È stato molto amaro. Il mio personaggio in particolare, poi, nell’arco dei tre episodi, credo sia il peggiore di tutti. Anche dei malviventi, dei clienti delle due di prostitute. La madre che interpreto, alla fine risulta veramente la persona più colpevole. E questo mi ha creato un’amarezza che è andata crescendo. È un personaggio che è sceso sempre più nel baratro dell’egocentrismo e dell’incomunicabilità con sua figlia. È un ruolo che mi ha toccata. Ma è il nostro mestiere e ci dobbiamo spesso calare in animi diversi dal nostro. Anzi più sono distante dal personaggio, meglio riesco a disegnarlo.
Alcune attrici lamentano la difficoltà di trovare ruoli dopo i cinquant’anni. Lei ha fatto di tutto indipendentemente anche dalla sua età…
Sì! Mi hanno fatto diventare nonna a trent’anni, ho fatto la madre di Argentero. A Teatro non ne parliamo: madre di attori anche più grandi di me. Questo è un aspetto che mi piace moltissimo del mio mestiere. Al teatro e al cinema l’età non esiste.
E la classificazione in attori comici, drammatici…
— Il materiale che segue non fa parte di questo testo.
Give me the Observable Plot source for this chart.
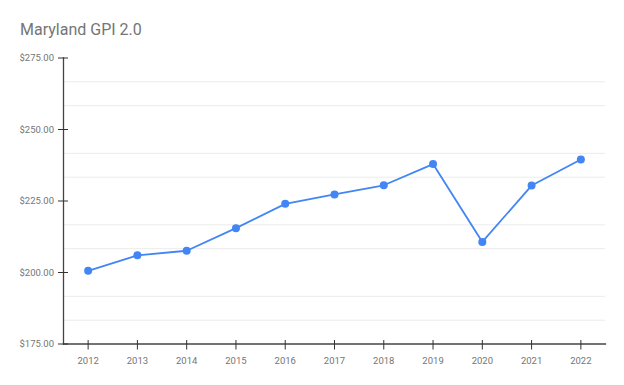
<!DOCTYPE html>
<html>
<head>
<meta charset="utf-8">
<script src="https://cdn.jsdelivr.net/npm/d3@7"></script>
<script src="https://cdn.jsdelivr.net/npm/@observablehq/plot@0.6"></script>
<style>
  html, body { margin: 0; padding: 0; background: #fff; }
  #wrap { position: relative; width: 624px; height: 385px; overflow: hidden; }
  #title { position: absolute; left: 20px; top: 21.5px; font-family: Roboto, sans-serif; font-size: 16px; line-height: 1; color: #757575; white-space: nowrap; }
  #chart { position: absolute; left: 0; top: 0; }
</style>
</head>
<body>
<div id="wrap">
  <div id="chart"></div>
  <div id="title">Maryland GPI 2.0</div>
</div>
<script>
const years = [2012, 2013, 2014, 2015, 2016, 2017, 2018, 2019, 2020, 2021, 2022];
const gpi = [200.6, 206.0, 207.6, 215.5, 224.0, 227.3, 230.5, 237.9, 210.7, 230.4, 239.5];
const yTicks = [175, 200, 225, 250, 275];
const minorGrid = [183.33, 191.67, 208.33, 216.67, 233.33, 241.67, 258.33, 266.67];

const data = years.map((year, i) => ({year, value: gpi[i]}));
const blue = "#4285F4";
const fmt = d => "$" + d3.format(",.2f")(d);

const chart = Plot.plot({
  width: 624,
  height: 385,
  marginLeft: 63,
  marginRight: 19,
  marginTop: 57.5,
  marginBottom: 41.5,
  style: { fontFamily: "Roboto, sans-serif", fontSize: "9.5px", color: "#757575", background: "transparent" },
  x: { domain: [2011.5, 2022.5], ticks: years, tickFormat: "d" },
  y: { domain: [175, 275] },
  marks: [
    Plot.ruleY(minorGrid, { stroke: "#ebebeb", strokeWidth: 1 }),
    Plot.frame({ anchor: "left", stroke: "#444", strokeWidth: 1.3 }),
    Plot.frame({ anchor: "bottom", stroke: "#444", strokeWidth: 1.3 }),
    Plot.axisY(yTicks, { tickSize: 10, dx: 5, tickPadding: 4.5, tickFormat: fmt, stroke: "#333", fill: "#757575", label: null }),
    Plot.axisX(years, { tickSize: 9.5, dy: -3.5, tickPadding: 7, tickFormat: "d", stroke: "#333", fill: "#757575", label: null }),
    Plot.line(data, { x: "year", y: "value", stroke: blue, strokeWidth: 1.8 }),
    Plot.dot(data, { x: "year", y: "value", r: 4, fill: blue, stroke: null })
  ]
});
document.getElementById("chart").appendChild(chart);
</script>
</body>
</html>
Se uno vuole relegarsi in un’etichetta, può farlo, ma in genere sono gli altri che te la attaccano, come dicevamo all’inizio. Io ho fatto fatica a levarmela di dosso. Soprattutto per quanto riguarda cinema e televisione, sono considerata un’attrice drammatica, triste, che si cimenta in ruoli un po’ arrovellati. Quando invece mi è stato consentito di toccare anche altre corde, per me si è aperto un mondo. Sarò sempre grata a Massimo Ghini che mi ha scelta per la commedia Un’ora di tranquillità, di Florian Zeller, che è stato un successo per tre stagioni.